Kay thinks that the NHS could offer more support and counselling to doctors, but also that people in the UK choose medicine too early, effectively during A levels, before they can really know if they are suited to it. “America gets healthcare almost completely wrong,” he says, “but one thing they get right is that it’s almost exclusively a postgraduate degree.”
His entry into the profession was pretty much a foregone conclusion. He comes from a Jewish family — though says they’re “mostly in it for the food” — from south London and his father, brother, sister-in-law and sister are doctors. Another brother, the “black sheep”, studied law and now works in marketing. Kay went to Dulwich College (“home of Nigel Farage”) before studying medicine at Imperial. He didn’t come out as gay to his family until his late twenties — “I wish I’d done it sooner, because I want to be a better role model” — but his parents were “totally cool” about it. He jokes that he’s still not sure if they have forgiven him for quitting medicine, though.
Kay doesn’t miss the hours, or the grind, or the politics of being a doctor. He was relieved when Hunt was replaced by Matt Hancock at the Department of Health, and that Hunt didn’t become prime minister. “It is the very definition of damning with faint praise, but I can absolutely claim that Matt Hancock is more competent than Jeremy Hunt.” But Kay is worried about the effect of Brexit on the NHS and the decline in staff numbers. “We’re over 100,000 staff short in the NHS. That needs to be urgently addressed, and it’s going to cost a lot more money than £1.8 billion [the sum recently offered by Boris Johnson] that may or may not already have been promised.”
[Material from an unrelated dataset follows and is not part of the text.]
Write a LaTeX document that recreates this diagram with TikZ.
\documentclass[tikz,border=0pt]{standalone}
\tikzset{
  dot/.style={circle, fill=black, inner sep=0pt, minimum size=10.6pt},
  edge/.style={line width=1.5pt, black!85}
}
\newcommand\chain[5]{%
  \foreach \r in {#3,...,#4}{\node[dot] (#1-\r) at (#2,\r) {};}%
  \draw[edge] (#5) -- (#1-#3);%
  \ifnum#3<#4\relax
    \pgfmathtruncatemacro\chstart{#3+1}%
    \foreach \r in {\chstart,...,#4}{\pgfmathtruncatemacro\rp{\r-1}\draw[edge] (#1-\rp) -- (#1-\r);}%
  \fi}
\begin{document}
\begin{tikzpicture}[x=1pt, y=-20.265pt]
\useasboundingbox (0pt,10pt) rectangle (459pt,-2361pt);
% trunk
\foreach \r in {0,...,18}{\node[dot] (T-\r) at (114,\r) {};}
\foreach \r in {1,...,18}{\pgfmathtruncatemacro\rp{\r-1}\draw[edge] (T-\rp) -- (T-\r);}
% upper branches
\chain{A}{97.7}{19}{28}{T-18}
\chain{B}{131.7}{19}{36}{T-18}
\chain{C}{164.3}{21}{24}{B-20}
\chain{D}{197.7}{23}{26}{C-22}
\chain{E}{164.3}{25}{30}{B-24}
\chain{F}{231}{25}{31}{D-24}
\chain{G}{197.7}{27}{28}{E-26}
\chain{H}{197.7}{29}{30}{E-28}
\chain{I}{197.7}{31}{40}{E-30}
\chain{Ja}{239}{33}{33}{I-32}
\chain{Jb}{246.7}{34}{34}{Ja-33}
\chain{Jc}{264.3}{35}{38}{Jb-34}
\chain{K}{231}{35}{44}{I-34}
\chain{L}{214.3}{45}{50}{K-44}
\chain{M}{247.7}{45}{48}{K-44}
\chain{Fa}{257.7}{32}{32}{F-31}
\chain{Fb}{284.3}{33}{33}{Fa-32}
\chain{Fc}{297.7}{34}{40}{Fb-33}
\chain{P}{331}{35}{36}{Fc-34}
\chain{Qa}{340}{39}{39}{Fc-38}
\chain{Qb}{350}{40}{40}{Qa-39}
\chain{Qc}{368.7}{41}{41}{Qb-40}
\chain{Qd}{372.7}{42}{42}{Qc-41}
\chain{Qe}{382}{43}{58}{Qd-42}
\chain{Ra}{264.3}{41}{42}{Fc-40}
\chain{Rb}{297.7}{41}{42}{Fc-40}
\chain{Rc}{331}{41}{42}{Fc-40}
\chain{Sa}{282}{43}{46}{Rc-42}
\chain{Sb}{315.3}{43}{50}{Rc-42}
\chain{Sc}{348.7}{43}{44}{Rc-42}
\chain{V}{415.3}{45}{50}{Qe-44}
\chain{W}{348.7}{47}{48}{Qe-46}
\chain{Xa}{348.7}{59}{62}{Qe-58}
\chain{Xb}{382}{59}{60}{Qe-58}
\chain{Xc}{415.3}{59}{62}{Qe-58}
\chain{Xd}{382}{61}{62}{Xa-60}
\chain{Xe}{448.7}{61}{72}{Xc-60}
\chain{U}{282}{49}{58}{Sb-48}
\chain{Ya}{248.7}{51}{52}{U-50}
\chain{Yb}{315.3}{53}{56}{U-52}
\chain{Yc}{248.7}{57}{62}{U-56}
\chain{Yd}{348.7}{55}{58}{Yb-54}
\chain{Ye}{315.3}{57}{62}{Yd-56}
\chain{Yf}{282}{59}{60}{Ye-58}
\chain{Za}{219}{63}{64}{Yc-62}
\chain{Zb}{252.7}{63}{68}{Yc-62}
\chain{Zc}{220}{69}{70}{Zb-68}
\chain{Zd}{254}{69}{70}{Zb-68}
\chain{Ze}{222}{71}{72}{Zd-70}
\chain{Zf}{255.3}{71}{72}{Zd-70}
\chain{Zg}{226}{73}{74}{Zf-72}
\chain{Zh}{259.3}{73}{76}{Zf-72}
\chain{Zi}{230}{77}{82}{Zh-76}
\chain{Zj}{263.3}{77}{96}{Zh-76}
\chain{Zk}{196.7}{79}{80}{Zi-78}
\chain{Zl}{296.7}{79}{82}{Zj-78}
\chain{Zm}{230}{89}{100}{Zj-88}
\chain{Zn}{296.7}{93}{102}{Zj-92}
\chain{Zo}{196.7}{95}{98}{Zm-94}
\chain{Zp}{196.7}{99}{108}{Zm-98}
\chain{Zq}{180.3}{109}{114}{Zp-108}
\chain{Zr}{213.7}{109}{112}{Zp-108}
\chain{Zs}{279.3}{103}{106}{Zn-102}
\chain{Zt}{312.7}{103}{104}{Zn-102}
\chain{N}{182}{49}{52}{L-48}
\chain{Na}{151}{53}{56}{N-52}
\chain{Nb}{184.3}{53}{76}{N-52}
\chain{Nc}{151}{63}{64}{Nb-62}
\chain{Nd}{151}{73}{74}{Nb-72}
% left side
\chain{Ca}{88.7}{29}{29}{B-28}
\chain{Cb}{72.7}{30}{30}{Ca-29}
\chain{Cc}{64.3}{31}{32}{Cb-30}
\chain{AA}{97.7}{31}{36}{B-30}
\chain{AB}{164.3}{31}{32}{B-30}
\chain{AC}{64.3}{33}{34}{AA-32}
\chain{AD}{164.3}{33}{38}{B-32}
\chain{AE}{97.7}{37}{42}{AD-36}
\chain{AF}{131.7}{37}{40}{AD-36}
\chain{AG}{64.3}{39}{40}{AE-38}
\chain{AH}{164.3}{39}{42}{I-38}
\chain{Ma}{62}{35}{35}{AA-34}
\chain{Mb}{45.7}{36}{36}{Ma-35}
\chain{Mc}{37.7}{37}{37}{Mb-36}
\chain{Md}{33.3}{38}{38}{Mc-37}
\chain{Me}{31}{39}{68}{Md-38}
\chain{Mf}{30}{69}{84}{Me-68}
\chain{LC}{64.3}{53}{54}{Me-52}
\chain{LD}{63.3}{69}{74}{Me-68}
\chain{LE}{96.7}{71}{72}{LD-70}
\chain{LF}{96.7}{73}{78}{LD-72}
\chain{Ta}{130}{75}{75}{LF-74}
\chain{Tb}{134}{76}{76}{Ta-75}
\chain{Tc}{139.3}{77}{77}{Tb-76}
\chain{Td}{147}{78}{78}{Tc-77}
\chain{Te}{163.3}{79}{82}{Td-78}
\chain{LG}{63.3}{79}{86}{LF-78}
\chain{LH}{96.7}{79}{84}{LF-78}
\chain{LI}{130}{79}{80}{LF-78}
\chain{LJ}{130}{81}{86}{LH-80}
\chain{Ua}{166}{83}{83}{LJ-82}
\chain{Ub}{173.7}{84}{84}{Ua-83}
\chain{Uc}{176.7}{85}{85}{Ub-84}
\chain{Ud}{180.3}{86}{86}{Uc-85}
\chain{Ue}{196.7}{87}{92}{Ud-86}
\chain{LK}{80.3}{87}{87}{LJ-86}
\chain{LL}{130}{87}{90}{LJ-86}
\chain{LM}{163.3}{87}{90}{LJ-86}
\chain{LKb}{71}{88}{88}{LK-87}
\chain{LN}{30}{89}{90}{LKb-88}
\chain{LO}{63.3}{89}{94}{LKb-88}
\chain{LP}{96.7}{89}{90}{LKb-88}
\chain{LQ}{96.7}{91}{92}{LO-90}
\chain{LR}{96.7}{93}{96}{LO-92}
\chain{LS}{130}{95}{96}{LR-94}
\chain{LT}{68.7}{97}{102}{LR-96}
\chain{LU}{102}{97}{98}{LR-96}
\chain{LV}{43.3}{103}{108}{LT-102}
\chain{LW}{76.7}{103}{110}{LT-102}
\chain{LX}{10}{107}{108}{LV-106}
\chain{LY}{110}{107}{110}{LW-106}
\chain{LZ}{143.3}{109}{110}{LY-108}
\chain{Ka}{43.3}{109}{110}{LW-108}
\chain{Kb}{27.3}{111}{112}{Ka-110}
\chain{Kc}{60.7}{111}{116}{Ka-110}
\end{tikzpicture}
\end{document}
Is there anything about hospital life he misses? “Yeah, I miss helping people. That’s the reason every doctor and every healthcare professional does their job, which was why it was so heart-breaking to hear doctors being misrepresented as doing it for the money at the time of the strikes. There are much more efficient ways of converting A levels into dollar signs than via six years of medical school and many years on the wards. I miss colleagues. And I miss being part of the NHS, which is our greatest achievement as a civilised nation, and we need to do everything we can to protect it.”